Are free dates less romantic than paid ones?
No, and in many cases the opposite is true. Romance is a function of attention, setting, and shared experience. A sunset picnic at a beautiful viewpoint is more romantic than a mediocre restaurant meal at three times the cost. The effort and thoughtfulness behind a free date often communicates more care than the ease of booking something expensive.
How do I make a simple date feel special?
Small details make the difference. A thoughtfully packed picnic beats a hastily assembled one. Arriving at a viewpoint before sunset and staying through it beats showing up and leaving. Taking a route that’s scenic rather than direct beats the efficient option. These additions cost nothing and shift the experience significantly.
What are the best free summer date ideas for people in a city?

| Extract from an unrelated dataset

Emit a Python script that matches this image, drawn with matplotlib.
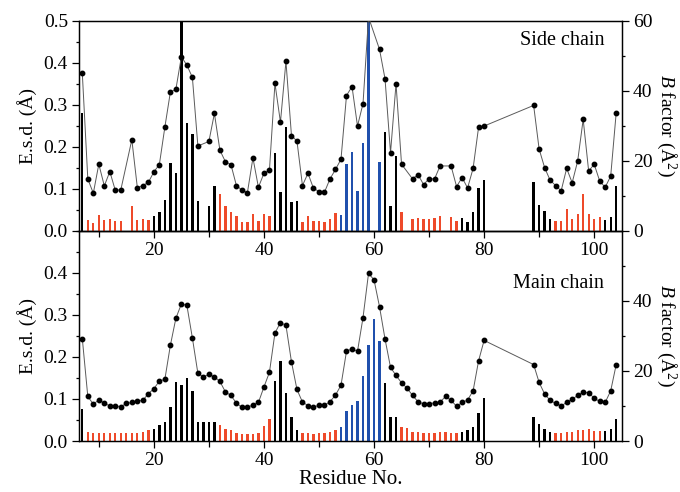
import matplotlib
matplotlib.use("Agg")
import matplotlib.pyplot as plt
from matplotlib.ticker import MultipleLocator, FixedLocator

plt.rcParams['font.family'] = ['Liberation Serif', 'DejaVu Serif']
plt.rcParams['mathtext.fontset'] = 'custom'
plt.rcParams['mathtext.rm'] = 'Liberation Serif'
plt.rcParams['mathtext.it'] = 'Liberation Serif:italic'

# ---------------- data ----------------
side_res = [7, 8, 9, 10, 11, 12, 13, 14, 16, 17, 18, 19, 20, 21, 22, 23, 24, 25, 26, 27, 28,
            30, 31, 32, 33, 34, 35, 36, 37, 38, 39, 40, 41, 42, 43, 44, 45, 46, 47, 48, 49,
            50, 51, 52, 53, 54, 55, 56, 57, 58, 59, 61, 62, 63, 64, 65, 67, 68, 69, 70, 71,
            72, 74, 75, 76, 77, 78, 79, 80, 89, 90, 91, 92, 93, 94, 95, 96, 97, 98, 99, 100,
            101, 102, 103, 104]
side_esd = [0.281, 0.025, 0.019, 0.038, 0.025, 0.029, 0.024, 0.024, 0.060, 0.025, 0.029, 0.025,
            0.036, 0.044, 0.073, 0.162, 0.138, 0.52, 0.256, 0.231, 0.070,
            0.059, 0.106, 0.087, 0.060, 0.044, 0.035, 0.021, 0.020, 0.039, 0.023, 0.040, 0.035,
            0.184, 0.093, 0.247, 0.068, 0.071, 0.021, 0.035, 0.024,
            0.024, 0.021, 0.029, 0.041, 0.037, 0.160, 0.187, 0.094, 0.210, 0.52, 0.164, 0.234,
            0.059, 0.179, 0.044, 0.029, 0.031, 0.029, 0.029, 0.030,
            0.035, 0.033, 0.024, 0.031, 0.021, 0.044, 0.102, 0.121, 0.117, 0.062, 0.047, 0.029,
            0.024, 0.023, 0.052, 0.027, 0.040, 0.087, 0.040, 0.029,
            0.032, 0.025, 0.033, 0.106]
side_B = [45.0, 14.8, 10.7, 19.0, 12.8, 16.9, 11.5, 11.7, 26.0, 12.3, 12.9, 13.8,
          16.8, 18.9, 29.6, 39.6, 40.4, 49.7, 47.3, 43.8, 24.2,
          25.5, 33.5, 23.0, 19.7, 18.9, 12.9, 11.6, 10.9, 20.8, 12.4, 16.4, 17.3,
          42.1, 31.0, 48.4, 27.2, 25.6, 12.9, 16.4, 12.1,
          11.2, 11.0, 14.8, 17.5, 20.4, 38.6, 41.2, 29.9, 36.3, 61.0, 51.8, 43.4,
          22.3, 42.0, 19.0, 14.8, 16.0, 13.2, 14.8, 14.8,
          18.5, 18.5, 12.6, 15.2, 12.2, 17.8, 29.6, 29.9, 35.8, 23.3, 18.0, 14.4,
          12.9, 11.4, 17.8, 13.7, 19.9, 31.8, 17.0, 19.0,
          14.2, 12.4, 15.6, 33.7]

main_res = list(range(7, 81)) + list(range(89, 105))
main_esd = [0.075, 0.021, 0.018, 0.020, 0.020, 0.018, 0.018, 0.019, 0.019, 0.020,
            0.020, 0.022, 0.026, 0.029, 0.037, 0.044, 0.082, 0.140, 0.133, 0.150,
            0.120, 0.044, 0.044, 0.044, 0.045, 0.037, 0.029, 0.025, 0.020, 0.017,
            0.017, 0.017, 0.019, 0.035, 0.052, 0.143, 0.191, 0.115, 0.056, 0.026,
            0.020, 0.018, 0.017, 0.018, 0.020, 0.021, 0.027, 0.033, 0.071, 0.086,
            0.094, 0.155, 0.228, 0.290, 0.238, 0.139, 0.058, 0.056, 0.034, 0.030,
            0.021, 0.021, 0.020, 0.020, 0.020, 0.021, 0.021, 0.020, 0.018, 0.021,
            0.025, 0.034, 0.066, 0.102,
            0.056, 0.041, 0.028, 0.022, 0.020, 0.020, 0.022, 0.022, 0.025, 0.026,
            0.028, 0.024, 0.023, 0.024, 0.029, 0.052]
main_B = [29.2, 12.7, 10.5, 11.7, 10.8, 10.0, 10.0, 9.8, 10.7, 11.0,
          11.4, 11.6, 13.5, 14.9, 17.1, 17.6, 27.3, 35.0, 39.1, 38.7,
          29.4, 19.3, 18.3, 19.0, 18.3, 17.0, 14.0, 13.0, 10.8, 9.6,
          9.6, 10.3, 11.0, 15.4, 19.6, 30.8, 33.8, 33.0, 22.6, 14.7,
          11.1, 10.1, 9.7, 10.2, 10.2, 11.2, 13.1, 15.9, 25.6, 26.3,
          25.6, 35.2, 47.8, 46.0, 38.3, 29.1, 21.0, 18.7, 16.6, 15.1,
          13.0, 11.2, 10.6, 10.6, 10.9, 11.1, 12.7, 11.6, 9.9, 11.0,
          11.7, 14.3, 22.9, 28.7,
          21.8, 16.7, 13.4, 11.6, 10.7, 10.0, 11.0, 11.9, 13.0, 13.9,
          13.8, 12.2, 11.3, 11.0, 14.3, 21.8]

# residue groups (bar colours)
black_groups = [(7, 7), (20, 31), (42, 46), (62, 64), (76, 80), (89, 92), (102, 104)]
blue_groups = [(54, 61)]
x_ticks = [20, 40, 60, 80, 100]

BLACK = '#000000'
RED = '#ee4a2a'
BLUE = '#2050ad'


def bar_color(r):
    for a, b in blue_groups:
        if a <= r <= b:
            return BLUE
    for a, b in black_groups:
        if a <= r <= b:
            return BLACK
    return RED


fig = plt.figure(figsize=(6.8, 4.92), dpi=100)
L, R = 79 / 680, 621.7 / 680
top_t, mid, bot = 1 - 20.7 / 492, 1 - 230.7 / 492, 1 - 441 / 492
ax_bot = fig.add_axes([L, bot, R - L, mid - bot])
ax_top = fig.add_axes([L, mid, R - L, top_t - mid])
ax_bot.patch.set_visible(False)
ax_top.patch.set_visible(False)

FS = 14


def draw(ax, res, esd, B, label, label_y, right_ticks):
    ax.bar(res, esd, width=0.42, color=[bar_color(r) for r in res], linewidth=0, zorder=2)
    ax.set_xlim(6.4, 105)
    ax.set_ylim(0, 0.5)
    ax.yaxis.set_major_locator(MultipleLocator(0.1))
    ax.yaxis.set_minor_locator(MultipleLocator(0.05))
    ax.xaxis.set_major_locator(FixedLocator(x_ticks))
    ax.xaxis.set_minor_locator(MultipleLocator(10))
    ax.tick_params(axis='both', which='major', direction='out', length=5, width=0.9,
                   labelsize=FS, pad=3)
    ax.tick_params(axis='both', which='minor', direction='out', length=2.5, width=0.9)
    ax.tick_params(axis='x', which='minor', length=4)
    ax.yaxis.set_major_formatter(matplotlib.ticker.FormatStrFormatter('%.1f'))
    ax.set_ylabel('E.s.d. (Å)', fontsize=FS, labelpad=5)
    for s in ax.spines.values():
        s.set_linewidth(0.9)
    axr = ax.twinx()
    axr.plot(res, B, color='#5a5a5a', linewidth=0.7, marker='o', markersize=3.2,
             markerfacecolor='black', markeredgecolor='black', zorder=3)
    axr.set_ylim(0, 60)
    axr.yaxis.set_major_locator(FixedLocator(right_ticks))
    axr.yaxis.set_minor_locator(FixedLocator([10, 30, 50]))
    axr.tick_params(axis='y', which='major', direction='out', length=5, width=0.9,
                    labelsize=FS, pad=3)
    axr.tick_params(axis='y', which='minor', direction='out', length=2.5, width=0.9)
    axr.set_ylabel('$B$ factor (Å$^2$)', fontsize=FS, rotation=-90, labelpad=19)
    for s in axr.spines.values():
        s.set_linewidth(0.9)
    ax.text(0.968, label_y, label, transform=ax.transAxes, ha='right', va='center',
            fontsize=FS + 0.5)
    return axr


draw(ax_top, side_res, side_esd, side_B, 'Side chain', 0.905, [0, 20, 40, 60])
draw(ax_bot, main_res, main_esd, main_B, 'Main chain', 0.75, [0, 20, 40])
ax_bot.yaxis.set_major_locator(FixedLocator([0.0, 0.1, 0.2, 0.3, 0.4]))
ax_bot.set_xlabel('Residue No.', fontsize=FS + 1, labelpad=1)

fig.savefig('out.png', dpi=100)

Exploring an unfamiliar neighborhood, free outdoor concerts, outdoor cinema, farmers markets, free museum days, rooftop dinners at home, and stargazing within driving distance of the city are all strong options. Urban summers have more free cultural programming than most residents realize.
How do I find free events in my area?
Local council and city websites publish seasonal event calendars. Community Facebook groups surface local events not widely advertised. Apps like Eventbrite filter by free events in your location. A regular ten-minute check of these sources in the weeks ahead provides a consistent pipeline of free and low-cost summer options.
The Best Summer Dates Are the Ones You Plan
Summer is full of possibilities that disappear if they’re not acted on. The viewpoint exists whether you visit it or not. The farmers market runs whether you go or not. The outdoor concert happens whether you’re in the crowd or not.
Planning even loosely for the experiences you want to have together during the season transforms them from theoretical enjoyment into actual memories. Pick two or three from this list that sound genuinely appealing to both of you. Put rough dates next to them. The season is short and the evenings are already getting longer.